Weather, Congested Airspace and Tight Schedules Under Scrutiny
Early assessments of Sunday’s disruptions point to a mix of contributing factors that reflect broader strains on the U.S. air travel system. Spring and early-summer storms have repeatedly swept through key regions this season, especially around the Midwest and South, prompting ground stops and air traffic flow programs that slow departures into already busy airspace.
When line-of-thunderstorm systems move across corridors linking Chicago, Minneapolis and Dallas, regional jets are frequently among the first to face extended ground holds and reroutes. Their shorter stage lengths and tighter turnaround times leave less room for recovery once delays begin to accumulate. Similar pressure points emerge around Los Angeles and New York when low clouds, marine layers or traffic-management initiatives compress arrival and departure windows.
Industry and regulatory documents outlining regional carrier operations describe how crew duty regulations, maintenance windows and limited spare aircraft can compound disruption. Once an aircraft arrives hours late into a hub, it may miss scheduled maintenance checks or push a crew close to daily legal working limits. That, in turn, can force additional schedule reshuffling later in the day, even if weather conditions have improved.
Publicly available performance data also show that regional carriers tend to operate on thinner margins of time and capacity than their mainline partners. While overall completion rates remain high across a full year, concentrated weather or airspace events on a single day can create outsized impacts on a relatively small subset of flights, which is what passengers experienced on Sunday with SkyWest’s 381 delays and nine cancellations.

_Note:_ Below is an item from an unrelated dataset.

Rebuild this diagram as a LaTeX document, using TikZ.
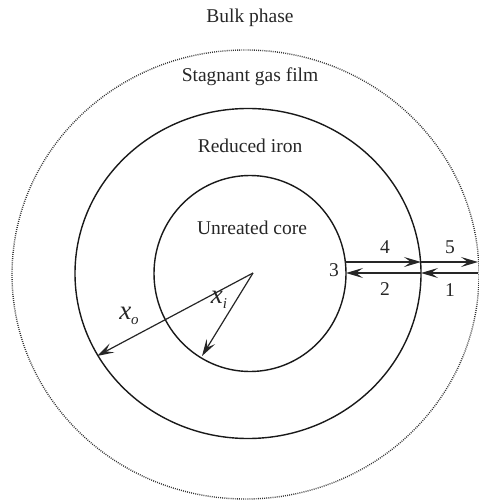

What Affected Travelers Can Do Next
For passengers booked on disrupted SkyWest-operated flights, airline guidance and consumer advocacy resources point to several practical steps. Digital tools such as airline mobile apps and automated text alerts generally provide the fastest notice of changing departure times and gate assignments, and can sometimes offer self-service rebooking onto later flights without requiring a visit to a crowded service desk.
Travel rights for U.S. domestic flights remain limited compared with some international regimes, but publicly available policy summaries note that airlines often provide meal vouchers or hotel discounts during significant irregular operations, especially when passengers are forced to overnight away from home due to missed connections. The specific support varies by marketing carrier and fare class, and travelers are advised to review the operating and marketing airline’s customer service plans.
Travelers with flexible schedules may find it worthwhile to proactively shift to earlier departures or less time-sensitive routings during periods of heightened disruption risk, particularly when storms are forecast near major hubs or when large-scale delays appear on flight-tracking dashboards. Booking slightly longer connection times at congested hubs can also provide a buffer when regional flights arrive late.
While Sunday’s SkyWest disruptions represent a small fraction of overall U.S. air traffic, the cascading impact on connections into Chicago, Minneapolis, Dallas, Los Angeles and New York underscores how closely linked the system has become. For travelers, building extra time and contingency plans into their itineraries is increasingly part of navigating a busier and more delay-prone aviation network.